Icing happens when someone kicks the puck from their half of the ice (before the center line) to beyond the far (opposing) goal line. It became a rule that you can’t do this because hockey got incredibly boring in the 1930s — you could simply run down the clock by putting all your players in front of your goal and shooting the puck to the other end of the ice so the offensive players had to go skate down to collect it. So you need to be at least over the center line to shoot the puck to beyond the goal line. If you’re not over the center line, you’re icing the puck. It looks like the NHL has some exceptions to the icing rule (penalty kills and something to do with the goalie leaving the crease), but this isn’t applicable to 9U / USA Hockey, so we won’t worry about it.

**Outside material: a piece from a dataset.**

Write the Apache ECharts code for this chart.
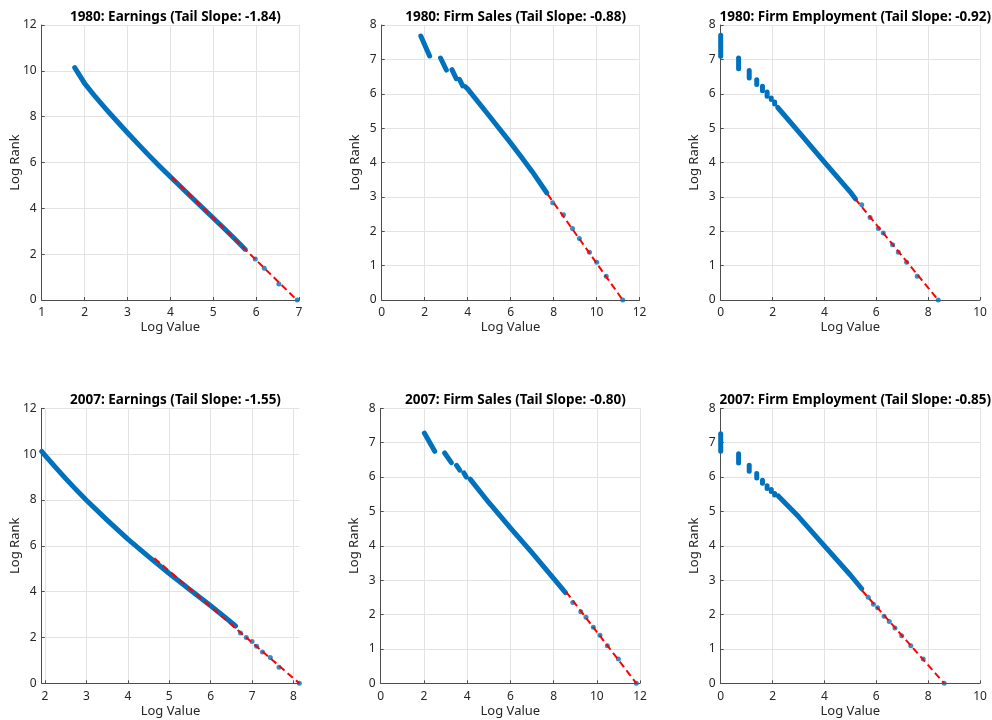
<!DOCTYPE html>
<html>
<head>
<meta charset="utf-8">
<script src="https://cdn.jsdelivr.net/npm/echarts@6/dist/echarts.min.js"></script>
<style>
html,body{margin:0;padding:0;background:#fff;}
#chart{width:992px;height:720px;}
</style>
</head>
<body>
<div id="chart"></div>
<script>
// ---------- data ----------
const panelTitles = [
  "1980: Earnings (Tail Slope: -1.84)",
  "1980: Firm Sales (Tail Slope: -0.88)",
  "1980: Firm Employment (Tail Slope: -0.92)",
  "2007: Earnings (Tail Slope: -1.55)",
  "2007: Firm Sales (Tail Slope: -0.80)",
  "2007: Firm Employment (Tail Slope: -0.85)"
];
const xName = "Log Value";
const yName = "Log Rank";

// 1980 earnings
const e80BodyX = [1.77, 2.0, 2.25, 2.5, 2.75, 3.0, 3.25, 3.5, 3.75, 4.0, 4.5, 5.0, 5.25, 5.5, 5.72];
const e80BodyY = [10.14, 9.45, 8.87, 8.33, 7.81, 7.30, 6.80, 6.31, 5.84, 5.38, 4.47, 3.58, 3.13, 2.67, 2.26];
const e80TailX = [5.75, 5.98, 6.19, 6.53, 6.96];
const e80TailY = [2.20, 1.79, 1.39, 0.70, 0];
const e80FitX = [4.03, 6.95];
const e80FitY = [5.36, 0];

// 1980 firm sales (null separates runs)
const s80BodyX = [1.82, 2.23, null, 2.74, 3.01, null, 3.27, 3.47, null, 3.62, 3.77, null, 3.88, 4.0, 5.0, 6.0, 6.5, 7.0, 7.68];
const s80BodyY = [7.68, 7.10, null, 7.04, 6.69, null, 6.70, 6.44, null, 6.42, 6.23, null, 6.21, 6.14, 5.36, 4.57, 4.16, 3.74, 3.12];
const s80TailX = [7.96, 8.46, 8.88, 9.20, 9.67, 10.01, 10.45, 11.22];
const s80TailY = [2.83, 2.48, 2.08, 1.79, 1.39, 1.10, 0.69, 0];
const s80FitX = [7.72, 11.22];
const s80FitY = [3.08, 0];

// 1980 firm employment
const m80BodyX = [0, 0, null, 0.69, 0.69, null, 1.10, 1.10, null, 1.39, 1.39, null, 1.61, 1.61, null, 1.79, 1.79, null, 1.95, 1.95, null, 2.08, 2.08, null, 2.2, 3.0, 4.0, 5.0, 5.2];
const m80BodyY = [7.09, 7.70, null, 6.73, 7.04, null, 6.46, 6.68, null, 6.27, 6.41, null, 6.09, 6.22, null, 5.93, 6.05, null, 5.83, 5.88, null, 5.70, 5.76, null, 5.60, 4.90, 4.01, 3.14, 2.94];
const m80TailX = [5.44, 5.76, 6.08, 6.27, 6.63, 6.85, 7.17, 7.58, 8.39];
const m80TailY = [2.77, 2.40, 2.08, 1.95, 1.61, 1.39, 1.10, 0.69, 0];
const m80FitX = [5.18, 8.39];
const m80FitY = [2.95, 0];

// 2007 earnings
const e07BodyX = [1.92, 2.0, 2.25, 2.5, 2.75, 3.0, 3.5, 4.0, 4.5, 5.0, 5.5, 6.0, 6.3, 6.6];
const e07BodyY = [10.12, 9.95, 9.43, 8.93, 8.45, 7.99, 7.12, 6.29, 5.53, 4.79, 4.08, 3.38, 2.95, 2.50];
const e07TailX = [6.72, 6.86, 7.0, 7.11, 7.25, 7.44, 7.65, 8.14];
const e07TailY = [2.20, 2.00, 1.82, 1.62, 1.37, 1.13, 0.70, 0];
const e07FitX = [4.64, 8.14];
const e07FitY = [5.46, 0];

// 2007 firm sales
const s07BodyX = [2.02, 2.50, null, 2.96, 3.27, null, 3.51, 3.66, null, 3.85, 3.96, null, 4.14, 5.0, 6.0, 7.0, 8.0, 8.55];
const s07BodyY = [7.28, 6.75, null, 6.70, 6.42, null, 6.34, 6.20, null, 6.12, 6.00, null, 5.94, 5.26, 4.52, 3.80, 3.05, 2.64];
const s07TailX = [8.89, 9.26, 9.50, 9.84, 10.15, 10.49, 11.0, 11.83];
const s07TailY = [2.35, 2.08, 1.92, 1.63, 1.40, 1.09, 0.71, 0];
const s07FitX = [8.58, 11.83];
const s07FitY = [2.66, 0];

// 2007 firm employment
const m07BodyX = [0, 0, null, 0.69, 0.69, null, 1.10, 1.10, null, 1.39, 1.39, null, 1.61, 1.61, null, 1.79, 1.79, null, 1.95, 1.95, null, 2.08, 2.08, null, 2.22, 3.0, 4.0, 5.0, 5.44];
const m07BodyY = [6.75, 7.26, null, 6.41, 6.68, null, 6.17, 6.34, null, 5.97, 6.10, null, 5.82, 5.91, null, 5.67, 5.75, null, 5.58, 5.64, null, 5.48, 5.52, null, 5.45, 4.85, 4.00, 3.15, 2.75];
const m07TailX = [5.69, 5.89, 6.05, 6.30, 6.50, 6.72, 6.98, 7.33, 7.81, 8.62];
const m07TailY = [2.50, 2.30, 2.20, 1.95, 1.80, 1.61, 1.38, 1.09, 0.71, 0];
const m07FitX = [5.45, 8.62];
const m07FitY = [2.70, 0];

// axis ranges and tick labels
const xMins = [1, 0, 0, 1.92, 0, 0];
const xMaxs = [7, 12, 10, 8.14, 12, 10];
const xTicks = [
  [1, 2, 3, 4, 5, 6, 7],
  [0, 2, 4, 6, 8, 10, 12],
  [0, 2, 4, 6, 8, 10],
  [2, 3, 4, 5, 6, 7, 8],
  [0, 2, 4, 6, 8, 10, 12],
  [0, 2, 4, 6, 8, 10]
];
const yMaxs = [12, 8, 8, 12, 8, 8];
const yTicks = [
  [0, 2, 4, 6, 8, 10, 12],
  [0, 1, 2, 3, 4, 5, 6, 7, 8],
  [0, 1, 2, 3, 4, 5, 6, 7, 8],
  [0, 2, 4, 6, 8, 10, 12],
  [0, 1, 2, 3, 4, 5, 6, 7, 8],
  [0, 1, 2, 3, 4, 5, 6, 7, 8]
];

// ---------- layout & style ----------
const panels = [
  {bx: e80BodyX, by: e80BodyY, tx: e80TailX, ty: e80TailY, fx: e80FitX, fy: e80FitY},
  {bx: s80BodyX, by: s80BodyY, tx: s80TailX, ty: s80TailY, fx: s80FitX, fy: s80FitY},
  {bx: m80BodyX, by: m80BodyY, tx: m80TailX, ty: m80TailY, fx: m80FitX, fy: m80FitY},
  {bx: e07BodyX, by: e07BodyY, tx: e07TailX, ty: e07TailY, fx: e07FitX, fy: e07FitY},
  {bx: s07BodyX, by: s07BodyY, tx: s07TailX, ty: s07TailY, fx: s07FitX, fy: s07FitY},
  {bx: m07BodyX, by: m07BodyY, tx: m07TailX, ty: m07TailY, fx: m07FitX, fy: m07FitY}
];
const gridBoxes = [
  {left: 41.7, top: 25, width: 257.3, height: 275},
  {left: 381.7, top: 25, width: 257.8, height: 275},
  {left: 720.7, top: 25, width: 259.3, height: 275},
  {left: 41.7, top: 408.3, width: 257.6, height: 275},
  {left: 380.7, top: 408.3, width: 259.3, height: 275},
  {left: 720.7, top: 408.3, width: 259.3, height: 275}
];
const FONT = "'Noto Sans', 'Open Sans', sans-serif";
const TXT = '#262626';
const BLUE = '#0072BD';
const RED = '#FF0000';
const GRIDC = '#e3e3e3';

function runs(xs, ys) {
  const out = [];
  let cur = [];
  for (let i = 0; i < xs.length; i++) {
    if (xs[i] === null || ys[i] === null) {
      if (cur.length) out.push(cur);
      cur = [];
    } else {
      cur.push([xs[i], ys[i]]);
    }
  }
  if (cur.length) out.push(cur);
  return out;
}
function pairs(xs, ys) { return xs.map((x, i) => [x, ys[i]]); }

const option = {
  animation: false,
  backgroundColor: '#ffffff',
  textStyle: {fontFamily: FONT},
  title: [],
  grid: [],
  xAxis: [],
  yAxis: [],
  series: []
};

panels.forEach((p, i) => {
  const g = gridBoxes[i];
  option.grid.push({left: g.left, top: g.top, width: g.width, height: g.height, containLabel: false});
  option.title.push({
    text: panelTitles[i],
    left: g.left + g.width / 2,
    top: g.top - 20,
    textAlign: 'center',
    textStyle: {fontFamily: FONT, fontSize: 13.5, fontWeight: 'bold', color: '#000'}
  });
  option.xAxis.push({
    type: 'value', gridIndex: i, min: xMins[i], max: xMaxs[i],
    name: xName, nameLocation: 'middle', nameGap: 21,
    nameTextStyle: {fontFamily: FONT, fontSize: 13, color: TXT},
    axisLine: {show: true, onZero: false, lineStyle: {color: '#4d4d4d', width: 1}},
    axisTick: {show: true, inside: true, length: 3, customValues: xTicks[i], lineStyle: {color: '#4d4d4d'}},
    axisLabel: {customValues: xTicks[i], fontFamily: FONT, fontSize: 12, color: TXT, margin: 7},
    splitLine: {show: true, lineStyle: {color: GRIDC, width: 1}}
  });
  option.yAxis.push({
    type: 'value', gridIndex: i, min: 0, max: yMaxs[i],
    name: yName, nameLocation: 'middle', nameGap: 20, nameMoveOverlap: false,
    nameTextStyle: {fontFamily: FONT, fontSize: 13, color: TXT},
    axisLine: {show: true, onZero: false, lineStyle: {color: '#4d4d4d', width: 1}},
    axisTick: {show: true, inside: true, length: 3, customValues: yTicks[i], lineStyle: {color: '#4d4d4d'}},
    axisLabel: {customValues: yTicks[i], fontFamily: FONT, fontSize: 12, color: TXT, margin: 5},
    splitLine: {show: true, lineStyle: {color: GRIDC, width: 1}}
  });
  runs(p.bx, p.by).forEach(seg => {
    option.series.push({
      type: 'line', xAxisIndex: i, yAxisIndex: i, data: seg,
      showSymbol: false, symbol: 'none', silent: true, z: 2,
      lineStyle: {color: BLUE, width: 5, cap: 'round', join: 'round'}
    });
  });
  option.series.push({
    type: 'scatter', xAxisIndex: i, yAxisIndex: i, data: pairs(p.tx, p.ty),
    symbol: 'circle', symbolSize: 5, silent: true, z: 2,
    itemStyle: {color: BLUE}
  });
  option.series.push({
    type: 'line', xAxisIndex: i, yAxisIndex: i, data: pairs(p.fx, p.fy),
    showSymbol: false, symbol: 'none', silent: true, z: 3,
    lineStyle: {color: RED, width: 2, type: [7, 4]}
  });
});

const chart = echarts.init(document.getElementById('chart'), null, {renderer: 'canvas'});
chart.setOption(option);
</script>
</body>
</html>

Offsides is when an offensive player crosses the opposing blue line before the puck. The center line (red) is flanked by two blue lines (…blue) and these blue lines create the neutral zone between them. The blue line to the boards (behind the net) is the either offensive or defensive zone, depending on what’s happening and who’s playing which goal, and who has the puck. I guess we can just called them the possessed zone, and I’m not sure why no one else has thought of that yet. From my research, it looks like the way to think about these possessed zones is that a player (and therefore their team) is either defending this zone, or attacking this zone. To spell it out further, you attack the zone your goalie is not in, and defend the one they are in. Ok! So to come back to the beginning. Offsides is when an attacking player enters the possessed zone (crosses the blue line) before the puck. You can’t go camp down in front of the other team’s goal and wait for a long-ice pass. This is the one the kids violate the most, in my experience, because it can be hard to keep track of where the puck actually is, and where you are, when play is getting exciting. In a bit of added history, it looks like this rule came into effect in the NHL in the late 1920s, AND forward passing in hockey was only allowed in stages around the same time. Prior to that, you could only pass backwards, but handle the puck moving forwards. Wild!

There’s a lot more nuance to both of these rules, to accommodate elite skill levels, but these are the rules at their most basic. I’m sure I will forget this almost immediately.